In interviews last week, Ario explained: "It's the less-healthy paying a lot more so the younger, healthy people can pay a lot less."

When large companies provide insurance to their employees, all premiums cost the same - whether the employees are older or younger, healthier or sicker. That spreads the risk over a large group.

But insurers charge smaller companies and individuals based on age and gender, and sometimes medical history. And because the group is smaller, each person's status has more of an effect on the premium.

That means that a small company with a few women in their childbearing years or with a couple of baby boomers will pay more than a company employing young men. Or one person diagnosed with cancer can dramatically affect the small company's premium the next year.

Pennsylvania is one of two states in the nation that doesn't put some kind of limit on premiums for small companies so that the cheapest and the most-expensive available policies are not widely out of line with each other, he said.

The Senate bill in Washington says that the most-expensive premiums an insurer offers can cost no more than three times the least-expensive. The House bill set a 2-1 ratio.

These days, Ario is doing all he can to get the message out.
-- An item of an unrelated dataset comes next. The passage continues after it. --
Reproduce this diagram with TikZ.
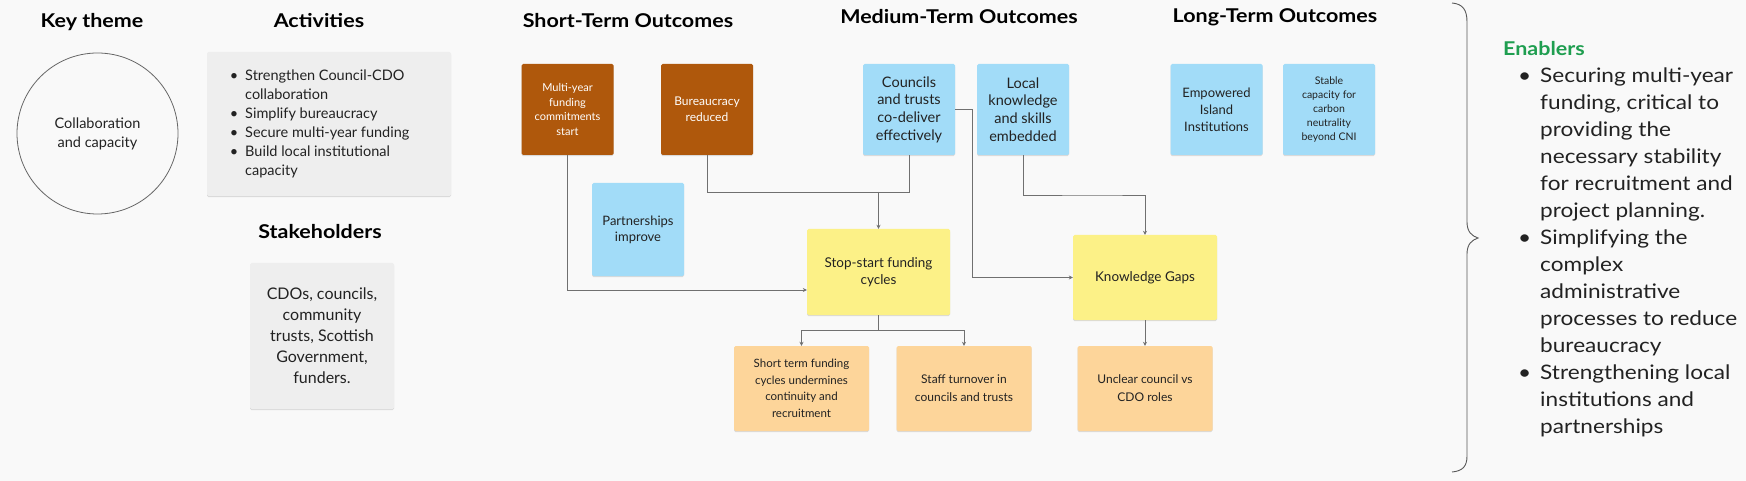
\documentclass[tikz,border=0pt]{standalone}
\usepackage{fontspec}
\setmainfont{Lato}
\newfontfamily\widefont{Lato}[FakeStretch=1.13]
\usetikzlibrary{arrows.meta,shadows}
\definecolor{bg}{HTML}{F9F9F9}
\definecolor{cbrown}{HTML}{AF580C}
\definecolor{cblue}{HTML}{A2DCF8}
\definecolor{cyellow}{HTML}{FCF187}
\definecolor{corange}{HTML}{FDD59A}
\definecolor{cgray}{HTML}{EEEEEE}
\definecolor{cgreen}{HTML}{1F9E50}
\definecolor{ctext}{HTML}{222222}
\definecolor{cline}{HTML}{707070}
\begin{document}
\begin{tikzpicture}[x=1pt,y=-1pt,
  card/.style={rectangle, rounded corners=1.5pt, inner sep=0pt, align=center, text=ctext,
    drop shadow={shadow xshift=0pt, shadow yshift=-1.2pt, opacity=0.12, fill=black}},
  sq/.style={card, minimum width=92pt, minimum height=91pt},
  wide/.style={card, minimum width=135pt, minimum height=85pt},
  ttl/.style={font=\widefont\bfseries\fontsize{19}{22}\selectfont, text=black, anchor=base, inner sep=0pt},
  conn/.style={draw=cline, line width=0.9pt},
  arr/.style={conn, -{Stealth[length=4pt,width=4pt]}},
]
\fill[bg] (0,0) rectangle (1746,481);
\useasboundingbox (0,0) rectangle (1746,481);

% titles
\node[ttl] (tkey) at (92,28) {Key theme};
\node[ttl] (tact) at (319,28) {Activities};
\node[ttl] (tstake) at (320,239) {Stakeholders};
\node[ttl] (tshort) at (628,28) {Short-Term Outcomes};
\node[ttl] (tmed) at (959,24) {Medium-Term Outcomes};
\node[ttl] (tlong) at (1275,23) {Long-Term Outcomes};

% key theme
\node[circle, draw=black!60, line width=0.8pt, minimum size=161pt, inner sep=0pt,
      align=center, text=ctext, font=\fontsize{14.5}{19}\selectfont] (theme) at (97.5,133.5)
      {Collaboration\\and capacity};

% activities
\node[card, fill=cgray, minimum width=244pt, minimum height=144pt] (act) at (329,124) {};
\node[anchor=base west, inner sep=0pt, text=ctext, font=\fontsize{14.5}{19}\selectfont] (actlist) at (245,81)
  {\begin{tabular}[t]{@{}l@{}}
   \llap{\textbullet\hspace{7pt}}Strengthen Council-CDO\\
   collaboration\\
   \llap{\textbullet\hspace{7pt}}Simplify bureaucracy\\
   \llap{\textbullet\hspace{7pt}}Secure multi-year funding\\
   \llap{\textbullet\hspace{7pt}}Build local institutional\\
   capacity
   \end{tabular}};

% stakeholders
\node[card, fill=cgray, minimum width=144pt, minimum height=146pt, font=\fontsize{16}{21}\selectfont] (stake) at (322,336)
  {CDOs, councils,\\community\\trusts, Scottish\\Government,\\funders.};

% short-term
\node[sq, fill=cbrown, text=white, font=\fontsize{11}{14.5}\selectfont] (mult) at (567.5,109.5) {Multi-year\\funding\\commitments\\start};
\node[sq, fill=cbrown, text=white, font=\fontsize{12}{16}\selectfont] (bur) at (707,109.5) {Bureaucracy\\reduced};
\node[sq, fill=cblue, minimum height=93pt, font=\fontsize{13}{16}\selectfont] (part) at (638,229.5) {Partnerships\\improve};

% medium-term
\node[sq, fill=cblue, font=\fontsize{14.5}{17.7}\selectfont] (coun) at (909,109.5) {Councils\\and trusts\\co-deliver\\effectively};
\node[sq, fill=cblue, font=\fontsize{14.5}{17.7}\selectfont] (loc) at (1023,109.5) {Local\\knowledge\\and skills\\embedded};

% long-term
\node[sq, fill=cblue, font=\fontsize{13}{16.8}\selectfont] (emp) at (1216.5,109.5) {Empowered\\Island\\Institutions};
\node[sq, fill=cblue, font=\fontsize{10.5}{14}\selectfont] (stab) at (1329,109.5) {Stable\\capacity for\\carbon\\neutrality\\beyond CNI};

% problems
\node[card, fill=cyellow, minimum width=143pt, minimum height=86pt, font=\fontsize{13.5}{17}\selectfont] (stop) at (878.5,272) {Stop-start funding\\cycles};
\node[card, fill=cyellow, minimum width=144pt, minimum height=85pt, font=\fontsize{13.5}{17}\selectfont] (kg) at (1145,277.5) {Knowledge Gaps};
\node[wide, fill=corange, font=\fontsize{11.5}{16.5}\selectfont] (stc) at (801.5,388.5) {Short term funding\\cycles undermines\\continuity and\\recruitment};
\node[wide, fill=corange, font=\fontsize{12}{18}\selectfont] (staff) at (964,388.5) {Staff turnover in\\councils and trusts};
\node[wide, fill=corange, font=\fontsize{12}{18}\selectfont] (unc) at (1145,388.5) {Unclear council vs\\CDO roles};

% helper coordinates
\coordinate (j1) at (0,290);
\coordinate (j2) at (0,192);
\coordinate (j3) at (972,200);
\coordinate (j4) at (1100,195);
\coordinate (j5) at (0,330);

% connectors
\draw[arr] (mult.south) |- (stop.west |- j1);
\draw[conn] (bur.south) |- (coun.south |- j2) -- (coun.south);
\draw[arr] (stop.north |- j2) -- (stop.north);
\draw[arr] (coun.east) -| (j3) |- (kg.west);
\draw[arr] (loc.south) |- (j4) -| (kg.north);
\draw[conn] (stop.south) -- (stop.south |- j5);
\draw[arr] (stop.south |- j5) -| (stc.north);
\draw[arr] (stop.south |- j5) -| (staff.north);
\draw[arr] (kg.south) -- (unc.north);

% brace
\draw[draw=black!65, line width=0.9pt]
  (1452,3) .. controls (1463,4) and (1467,10) .. (1467,22) -- (1467,222)
  .. controls (1467,232) and (1472,236) .. (1478,238)
  .. controls (1472,240) and (1467,244) .. (1467,254) -- (1467,456)
  .. controls (1467,466) and (1463,471) .. (1452,472);

% enablers
\node[anchor=base west, inner sep=0pt, text=cgreen, font=\widefont\bfseries\fontsize{19}{22}\selectfont] (ten) at (1503,56) {Enablers};
\node[anchor=base west, inner sep=0pt, text=ctext, font=\widefont\fontsize{20}{27}\selectfont] (enlist) at (1540,83)
  {\begin{tabular}[t]{@{}l@{}}
   \llap{\textbullet\hspace{9pt}}Securing multi-year\\
   funding, critical to\\
   providing the\\
   necessary stability\\
   for recruitment and\\
   project planning.\\
   \llap{\textbullet\hspace{9pt}}Simplifying the\\
   complex\\
   administrative\\
   processes to reduce\\
   bureaucracy\\
   \llap{\textbullet\hspace{9pt}}Strengthening local\\
   institutions and\\
   partnerships
   \end{tabular}};
\end{tikzpicture}
\end{document}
After offering some sessions at his church, he even managed to convert the pastor to the idea that the government must mandate that everyone buy coverage.

Part of the problem is that so many people find the subject inherently dull. Ario understands, although he does not agree.

"Insurance is complicated, and people don't readily understand it, and the details get confusing," he said.

"Understanding the mechanisms of insuring is boring to most people." But, he said, "people turn to insurance in the most desperate moments in their lives, and it's our job to make sure the insurers treat them fairly."